■ **GOAL**:
Each line below must be set down exactly; omit any image you find.

■ **MATERIAL**:
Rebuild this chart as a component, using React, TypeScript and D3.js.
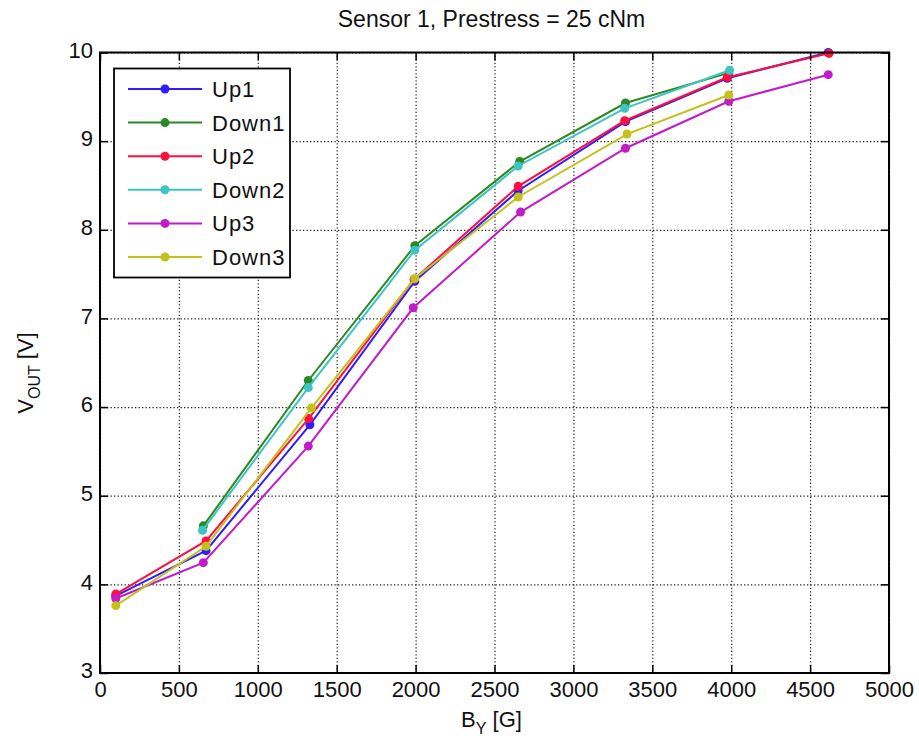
import * as d3 from "d3";
import React, { useEffect, useRef } from "react";

// series data
const seriesNames = ["Up1", "Down1", "Up2", "Down2", "Up3", "Down3"];
const seriesColors = ["#2f1cff", "#2a8a22", "#ff0f3c", "#3fc4c4", "#c21bc9", "#c2c21b"];

const up1X = [100, 672, 1330, 1995, 2650, 3330, 3975, 4615];
const up1Y = [3.87, 4.38, 5.8, 7.42, 8.44, 9.22, 9.71, 10.0];
const down1X = [655, 1320, 1995, 2660, 3330, 3985];
const down1Y = [4.66, 6.3, 7.82, 8.77, 9.43, 9.77];
const up2X = [100, 672, 1322, 1990, 2650, 3325, 3975, 4620];
const up2Y = [3.89, 4.49, 5.87, 7.44, 8.49, 9.23, 9.72, 9.99];
const down2X = [650, 1320, 1995, 2650, 3325, 3990];
const down2Y = [4.61, 6.22, 7.77, 8.72, 9.37, 9.8];
const up3X = [100, 655, 1320, 1985, 2665, 3330, 3985, 4615];
const up3Y = [3.84, 4.245, 5.56, 7.12, 8.2, 8.92, 9.45, 9.75];
const down3X = [100, 672, 1340, 1995, 2650, 3340, 3985];
const down3Y = [3.76, 4.43, 5.99, 7.45, 8.37, 9.08, 9.52];

const xTicks = [0, 500, 1000, 1500, 2000, 2500, 3000, 3500, 4000, 4500, 5000];
const yTicks = [3, 4, 5, 6, 7, 8, 9, 10];

const title = "Sensor 1, Prestress = 25 cNm";

export default function App() {
  const svgRef = useRef<SVGSVGElement>(null);

  useEffect(() => {
    const width = 919;
    const height = 742;
    const m = { left: 100, top: 52.5, right: 889, bottom: 673 };
    const font = "'Liberation Sans', Arial, sans-serif";

    const svg = d3.select(svgRef.current).attr("width", width).attr("height", height);
    svg.selectAll("*").remove();
    svg.append("rect").attr("width", width).attr("height", height).attr("fill", "#fff");

    const x = d3.scaleLinear().domain([0, 5000]).range([m.left, m.right]);
    const y = d3.scaleLinear().domain([3, 10]).range([m.bottom, m.top]);

    const xs = [up1X, down1X, up2X, down2X, up3X, down3X];
    const ys = [up1Y, down1Y, up2Y, down2Y, up3Y, down3Y];
    const series = seriesNames.map((name, i) => ({
      name,
      color: seriesColors[i],
      pts: xs[i].map((v, j) => [v, ys[i][j]] as [number, number]),
    }));

    // grid
    const gridX = svg
      .append("g")
      .attr("transform", `translate(0,${m.bottom})`)
      .call(d3.axisBottom(x).tickValues(xTicks).tickSize(-(m.bottom - m.top)).tickFormat(() => ""));
    const gridY = svg
      .append("g")
      .attr("transform", `translate(${m.left},0)`)
      .call(d3.axisLeft(y).tickValues(yTicks).tickSize(-(m.right - m.left)).tickFormat(() => ""));
    [gridX, gridY].forEach((g) => {
      g.select(".domain").remove();
      g.selectAll("line")
        .attr("stroke", "#222")
        .attr("stroke-width", 1.2)
        .attr("stroke-dasharray", "1.3,2.2");
    });

    // lines
    const line = d3
      .line<[number, number]>()
      .x((d) => x(d[0]))
      .y((d) => y(d[1]));
    series.forEach((s) => {
      svg
        .append("path")
        .attr("d", line(s.pts))
        .attr("fill", "none")
        .attr("stroke", s.color)
        .attr("stroke-width", 2);
      svg
        .append("g")
        .selectAll("circle")
        .data(s.pts)
        .join("circle")
        .attr("cx", (d) => x(d[0]))
        .attr("cy", (d) => y(d[1]))
        .attr("r", 4.5)
        .attr("fill", s.color);
    });

    // axes with inward ticks
    const tick = 8;
    const fmt = d3.format("d");
    const bottom = svg
      .append("g")
      .attr("transform", `translate(0,${m.bottom})`)
      .call(d3.axisBottom(x).tickValues(xTicks).tickSize(-tick).tickPadding(8).tickFormat(fmt));
    const left = svg
      .append("g")
      .attr("transform", `translate(${m.left},0)`)
      .call(d3.axisLeft(y).tickValues(yTicks).tickSize(-tick).tickPadding(7).tickFormat(fmt));
    const top = svg
      .append("g")
      .attr("transform", `translate(0,${m.top})`)
      .call(d3.axisTop(x).tickValues(xTicks).tickSize(-tick).tickFormat(() => ""));
    const right = svg
      .append("g")
      .attr("transform", `translate(${m.right},0)`)
      .call(d3.axisRight(y).tickValues(yTicks).tickSize(-tick).tickFormat(() => ""));
    [bottom, left, top, right].forEach((g) => {
      g.select(".domain").remove();
      g.selectAll("line").attr("stroke", "#000").attr("stroke-width", 1.5);
      g.selectAll("text").attr("font-family", font).attr("font-size", 22).attr("fill", "#111");
    });
    left.selectAll("text").attr("dy", "0.22em");

    svg
      .append("rect")
      .attr("x", m.left)
      .attr("y", m.top)
      .attr("width", m.right - m.left)
      .attr("height", m.bottom - m.top)
      .attr("fill", "none")
      .attr("stroke", "#000")
      .attr("stroke-width", 2);

    // title
    svg
      .append("text")
      .attr("x", (m.left + m.right) / 2 - 3)
      .attr("y", 27)
      .attr("text-anchor", "middle")
      .attr("font-family", font)
      .attr("font-size", 23)
      .attr("fill", "#111")
      .text(title);

    // x label
    const xl = svg
      .append("text")
      .attr("x", (m.left + m.right) / 2 - 3)
      .attr("y", 727)
      .attr("text-anchor", "middle")
      .attr("font-family", font)
      .attr("font-size", 22)
      .attr("fill", "#111");
    xl.append("tspan").text("B");
    xl.append("tspan").attr("font-size", 16).attr("dy", 7).text("Y");
    xl.append("tspan").attr("dy", -7).text(" [G]");

    // y label
    const yl = svg
      .append("text")
      .attr("transform", `translate(33,373) rotate(-90)`)
      .attr("text-anchor", "middle")
      .attr("font-family", font)
      .attr("font-size", 22)
      .attr("fill", "#111");
    yl.append("tspan").text("V");
    yl.append("tspan").attr("font-size", 16).attr("dy", 7).text("OUT");
    yl.append("tspan").attr("dy", -7).text(" [V]");

    // legend
    const lg = svg.append("g");
    lg.append("rect")
      .attr("x", 114)
      .attr("y", 68.5)
      .attr("width", 176)
      .attr("height", 209)
      .attr("fill", "#fff")
      .attr("stroke", "#000")
      .attr("stroke-width", 1.8);
    series.forEach((s, i) => {
      const ly = 89 + i * 33.6;
      lg.append("line")
        .attr("x1", 128)
        .attr("x2", 202)
        .attr("y1", ly)
        .attr("y2", ly)
        .attr("stroke", s.color)
        .attr("stroke-width", 2);
      lg.append("circle").attr("cx", 165).attr("cy", ly).attr("r", 4.5).attr("fill", s.color);
      lg.append("text")
        .attr("x", 212)
        .attr("y", ly + 8)
        .attr("font-family", font)
        .attr("font-size", 22)
        .attr("letter-spacing", 1)
        .attr("fill", "#111")
        .text(s.name);
    });
  }, []);

  return <svg ref={svgRef} style={{ position: "absolute", left: 0, top: 0, display: "block" }}></svg>;
}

■ **OUTPUT OF THE TASK**:
Rebuild this chart as a component, using React, TypeScript and D3.js.
import * as d3 from "d3";
import React, { useEffect, useRef } from "react";

// series data
const seriesNames = ["Up1", "Down1", "Up2", "Down2", "Up3", "Down3"];
const seriesColors = ["#2f1cff", "#2a8a22", "#ff0f3c", "#3fc4c4", "#c21bc9", "#c2c21b"];

const up1X = [100, 672, 1330, 1995, 2650, 3330, 3975, 4615];
const up1Y = [3.87, 4.38, 5.8, 7.42, 8.44, 9.22, 9.71, 10.0];
const down1X = [655, 1320, 1995, 2660, 3330, 3985];
const down1Y = [4.66, 6.3, 7.82, 8.77, 9.43, 9.77];
const up2X = [100, 672, 1322, 1990, 2650, 3325, 3975, 4620];
const up2Y = [3.89, 4.49, 5.87, 7.44, 8.49, 9.23, 9.72, 9.99];
const down2X = [650, 1320, 1995, 2650, 3325, 3990];
const down2Y = [4.61, 6.22, 7.77, 8.72, 9.37, 9.8];
const up3X = [100, 655, 1320, 1985, 2665, 3330, 3985, 4615];
const up3Y = [3.84, 4.245, 5.56, 7.12, 8.2, 8.92, 9.45, 9.75];
const down3X = [100, 672, 1340, 1995, 2650, 3340, 3985];
const down3Y = [3.76, 4.43, 5.99, 7.45, 8.37, 9.08, 9.52];

const xTicks = [0, 500, 1000, 1500, 2000, 2500, 3000, 3500, 4000, 4500, 5000];
const yTicks = [3, 4, 5, 6, 7, 8, 9, 10];

const title = "Sensor 1, Prestress = 25 cNm";

export default function App() {
  const svgRef = useRef<SVGSVGElement>(null);

  useEffect(() => {
    const width = 919;
    const height = 742;
    const m = { left: 100, top: 52.5, right: 889, bottom: 673 };
    const font = "'Liberation Sans', Arial, sans-serif";

    const svg = d3.select(svgRef.current).attr("width", width).attr("height", height);
    svg.selectAll("*").remove();
    svg.append("rect").attr("width", width).attr("height", height).attr("fill", "#fff");

    const x = d3.scaleLinear().domain([0, 5000]).range([m.left, m.right]);
    const y = d3.scaleLinear().domain([3, 10]).range([m.bottom, m.top]);

    const xs = [up1X, down1X, up2X, down2X, up3X, down3X];
    const ys = [up1Y, down1Y, up2Y, down2Y, up3Y, down3Y];
    const series = seriesNames.map((name, i) => ({
      name,
      color: seriesColors[i],
      pts: xs[i].map((v, j) => [v, ys[i][j]] as [number, number]),
    }));

    // grid
    const gridX = svg
      .append("g")
      .attr("transform", `translate(0,${m.bottom})`)
      .call(d3.axisBottom(x).tickValues(xTicks).tickSize(-(m.bottom - m.top)).tickFormat(() => ""));
    const gridY = svg
      .append("g")
      .attr("transform", `translate(${m.left},0)`)
      .call(d3.axisLeft(y).tickValues(yTicks).tickSize(-(m.right - m.left)).tickFormat(() => ""));
    [gridX, gridY].forEach((g) => {
      g.select(".domain").remove();
      g.selectAll("line")
        .attr("stroke", "#222")
        .attr("stroke-width", 1.2)
        .attr("stroke-dasharray", "1.3,2.2");
    });

    // lines
    const line = d3
      .line<[number, number]>()
      .x((d) => x(d[0]))
      .y((d) => y(d[1]));
    series.forEach((s) => {
      svg
        .append("path")
        .attr("d", line(s.pts))
        .attr("fill", "none")
        .attr("stroke", s.color)
        .attr("stroke-width", 2);
      svg
        .append("g")
        .selectAll("circle")
        .data(s.pts)
        .join("circle")
        .attr("cx", (d) => x(d[0]))
        .attr("cy", (d) => y(d[1]))
        .attr("r", 4.5)
        .attr("fill", s.color);
    });

    // axes with inward ticks
    const tick = 8;
    const fmt = d3.format("d");
    const bottom = svg
      .append("g")
      .attr("transform", `translate(0,${m.bottom})`)
      .call(d3.axisBottom(x).tickValues(xTicks).tickSize(-tick).tickPadding(8).tickFormat(fmt));
    const left = svg
      .append("g")
      .attr("transform", `translate(${m.left},0)`)
      .call(d3.axisLeft(y).tickValues(yTicks).tickSize(-tick).tickPadding(7).tickFormat(fmt));
    const top = svg
      .append("g")
      .attr("transform", `translate(0,${m.top})`)
      .call(d3.axisTop(x).tickValues(xTicks).tickSize(-tick).tickFormat(() => ""));
    const right = svg
      .append("g")
      .attr("transform", `translate(${m.right},0)`)
      .call(d3.axisRight(y).tickValues(yTicks).tickSize(-tick).tickFormat(() => ""));
    [bottom, left, top, right].forEach((g) => {
      g.select(".domain").remove();
      g.selectAll("line").attr("stroke", "#000").attr("stroke-width", 1.5);
      g.selectAll("text").attr("font-family", font).attr("font-size", 22).attr("fill", "#111");
    });
    left.selectAll("text").attr("dy", "0.22em");

    svg
      .append("rect")
      .attr("x", m.left)
      .attr("y", m.top)
      .attr("width", m.right - m.left)
      .attr("height", m.bottom - m.top)
      .attr("fill", "none")
      .attr("stroke", "#000")
      .attr("stroke-width", 2);

    // title
    svg
      .append("text")
      .attr("x", (m.left + m.right) / 2 - 3)
      .attr("y", 27)
      .attr("text-anchor", "middle")
      .attr("font-family", font)
      .attr("font-size", 23)
      .attr("fill", "#111")
      .text(title);

    // x label
    const xl = svg
      .append("text")
      .attr("x", (m.left + m.right) / 2 - 3)
      .attr("y", 727)
      .attr("text-anchor", "middle")
      .attr("font-family", font)
      .attr("font-size", 22)
      .attr("fill", "#111");
    xl.append("tspan").text("B");
    xl.append("tspan").attr("font-size", 16).attr("dy", 7).text("Y");
    xl.append("tspan").attr("dy", -7).text(" [G]");

    // y label
    const yl = svg
      .append("text")
      .attr("transform", `translate(33,373) rotate(-90)`)
      .attr("text-anchor", "middle")
      .attr("font-family", font)
      .attr("font-size", 22)
      .attr("fill", "#111");
    yl.append("tspan").text("V");
    yl.append("tspan").attr("font-size", 16).attr("dy", 7).text("OUT");
    yl.append("tspan").attr("dy", -7).text(" [V]");

    // legend
    const lg = svg.append("g");
    lg.append("rect")
      .attr("x", 114)
      .attr("y", 68.5)
      .attr("width", 176)
      .attr("height", 209)
      .attr("fill", "#fff")
      .attr("stroke", "#000")
      .attr("stroke-width", 1.8);
    series.forEach((s, i) => {
      const ly = 89 + i * 33.6;
      lg.append("line")
        .attr("x1", 128)
        .attr("x2", 202)
        .attr("y1", ly)
        .attr("y2", ly)
        .attr("stroke", s.color)
        .attr("stroke-width", 2);
      lg.append("circle").attr("cx", 165).attr("cy", ly).attr("r", 4.5).attr("fill", s.color);
      lg.append("text")
        .attr("x", 212)
        .attr("y", ly + 8)
        .attr("font-family", font)
        .attr("font-size", 22)
        .attr("letter-spacing", 1)
        .attr("fill", "#111")
        .text(s.name);
    });
  }, []);

  return <svg ref={svgRef} style={{ position: "absolute", left: 0, top: 0, display: "block" }}></svg>;
}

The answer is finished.